Боль овладела всем телом, его лицо посерело от ужаса.
Нет, надо вставать и приниматься за дело. Надо стряхнуть с себя боль.
Чувствовать или не чувствовать боль – зависит от твоей воли; он не хочет ее чувствовать, он заставит ее утихнуть.
Он поднялся с койки и проговорил вслух:
– Я не болен. Мне нельзя болеть.
Я должен перепилить решетку. Болеть сейчас нельзя, – и взялся за напильник.
Четверть одиннадцатого, половина, три четверти… Он пилил и пилил, и каждый раз, когда напильник, визжа, впивался в железо, ему казалось, что это пилят его тело и мозг.
– Кто же сдастся первый, – сказал он, усмехнувшись, – я или решетка? – Потом стиснул зубы и продолжал пилить.
Половина двенадцатого.
Он все еще пилит, хотя рука у него распухла, одеревенела и с трудом держала инструмент.
Нет, отдыхать нельзя. Стоит только выпустить из рук этот проклятый напильник – и уже не хватит мужества начать сызнова.
За дверью послышались шаги часового, и приклад его ружья ударился о косяк.
Овод перестал пилить и, не выпуская напильника из рук, оглянулся.
Неужели услышали?
Какой-то шарик, брошенный через глазок, упал на пол камеры.
Он наклонился поднять его.
Это была туго скатанная бумажка.
* * *
Так долго длился этот спуск, а черные волны захлестывали его со всех сторон.
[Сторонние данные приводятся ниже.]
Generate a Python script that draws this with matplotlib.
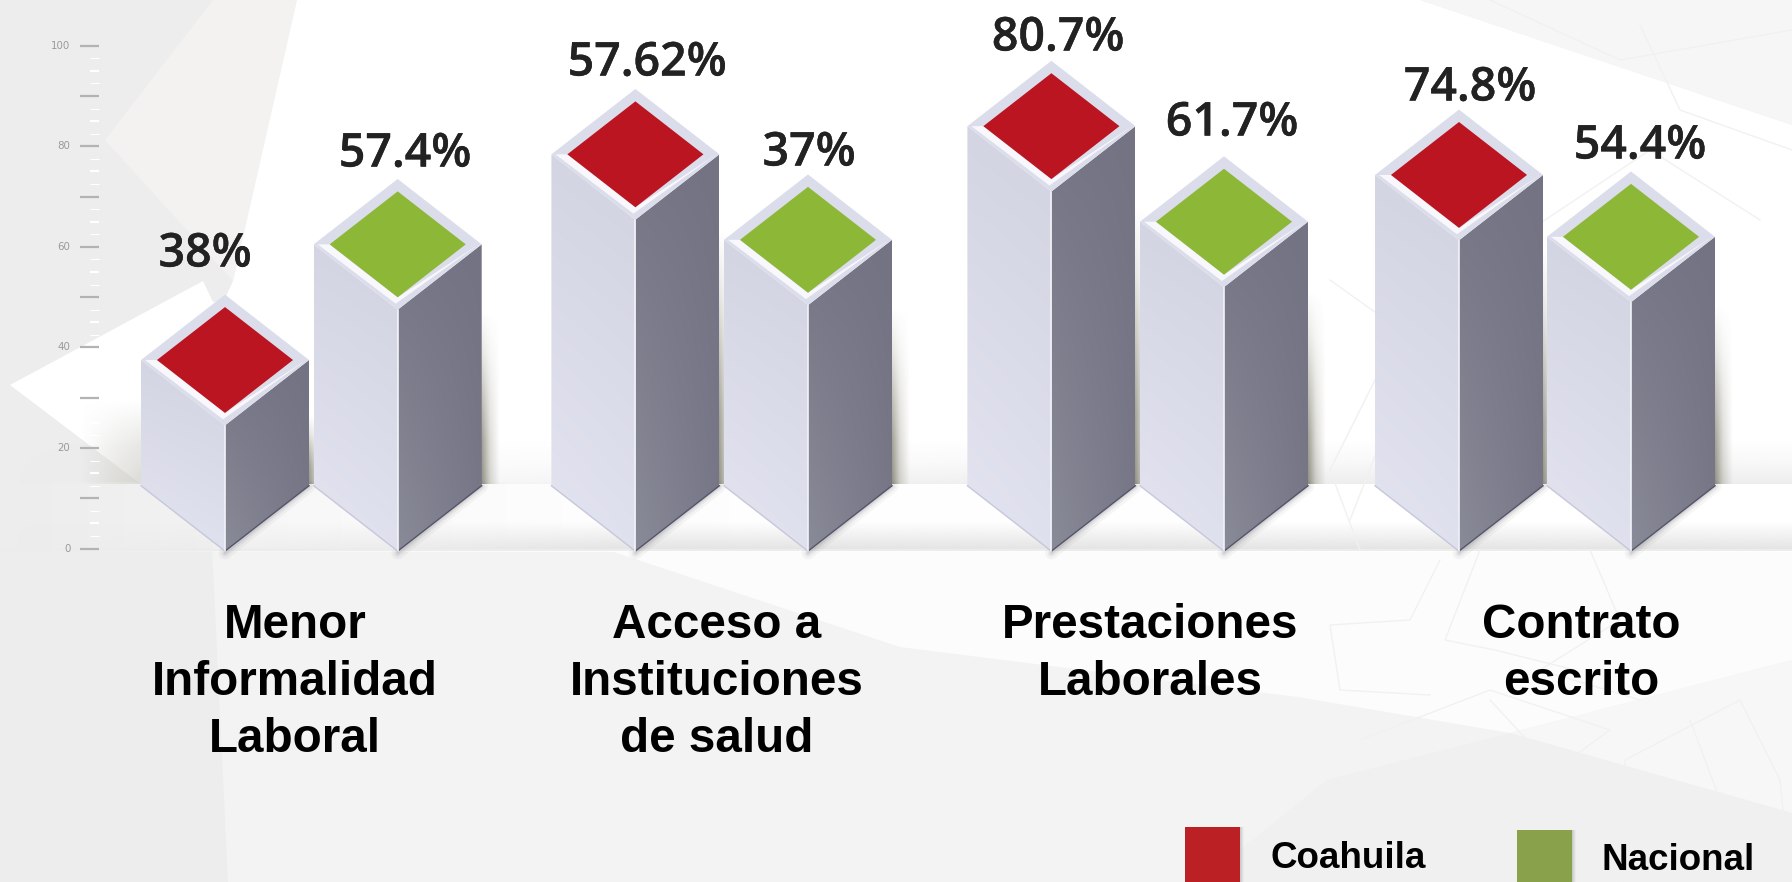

Как они клокотали!
Ах, да!
Он ведь просто наклонился поднять с пола бумажку.
У него немного закружилась голова. Но это часто бывает, когда наклонишься.
Ничего особенного не случилось. Решительно ничего.
Он поднес бумажку к свету и аккуратно развернул ее.
Выходите сегодня ночью во что бы то ни стало. Завтра Сверчка переводят в другое место.
Это наша последняя возможность.
Он разорвал эту записку, как и первую, поднял напильник и снова принялся за работу, упрямо стиснув зубы.
Час ночи.
Он работал уже три часа, и шесть из восьми прутьев были перепилены.
Еще два, а потом можно лезть.
Он стал припоминать прежние случаи, когда им овладевали эти страшные приступы болезни.
В последний раз так было под Новый год. Дрожь охватила его при воспоминании о тех пяти ночах.
Но тогда это наступило не сразу; так внезапно, как сейчас, еще никогда не было.
Он уронил напильник, воздел руки, и с губ его сорвались – в первый раз с тех пор, как он стал атеистом, – слова мольбы. Он молил в беспредельном отчаянии, молил, сам не зная, к кому обращена эта мольба:
– Не сегодня!
Пусть я заболею завтра!
Завтра я вынесу, что угодно, но только не сегодня!
С минуту он стоял спокойно, прижав руки к вискам. Потом снова взял напильник и снова стал пилить…
Половина второго.
Остался последний прут.
Рукава его рубашки были изорваны в клочья; на губах выступила кровь, перед глазами стоял красный туман, пот лил ручьем со лба, а он все пилил, пилил, пилил…
* * *
Монтанелли заснул только на рассвете.
Бессонница измучила его, и первые минуты он спал спокойно, а потом ему стали сниться сны.
Сначала эти сны были неясны, сбивчивы. Образы, один другого причудливее, проносились перед ним, оставляя после себя чувство боли и безотчетной тревоги.
Потом он увидел во сне свою бессонницу – привычный, страшный сон, терзавший его уже долгие годы.
И он знал, что это снится ему не в первый раз.
Вот он бродит по какому-то огромному пустырю, стараясь найти спокойный уголок, где можно прилечь и отдохнуть.
Но повсюду снуют люди – они болтают, смеются, кричат, молятся, звонят в колокола.
Иногда ему удается уйти подальше от шума, и он ложится то среди густых трав, то на деревянную скамью, то на каменные плиты.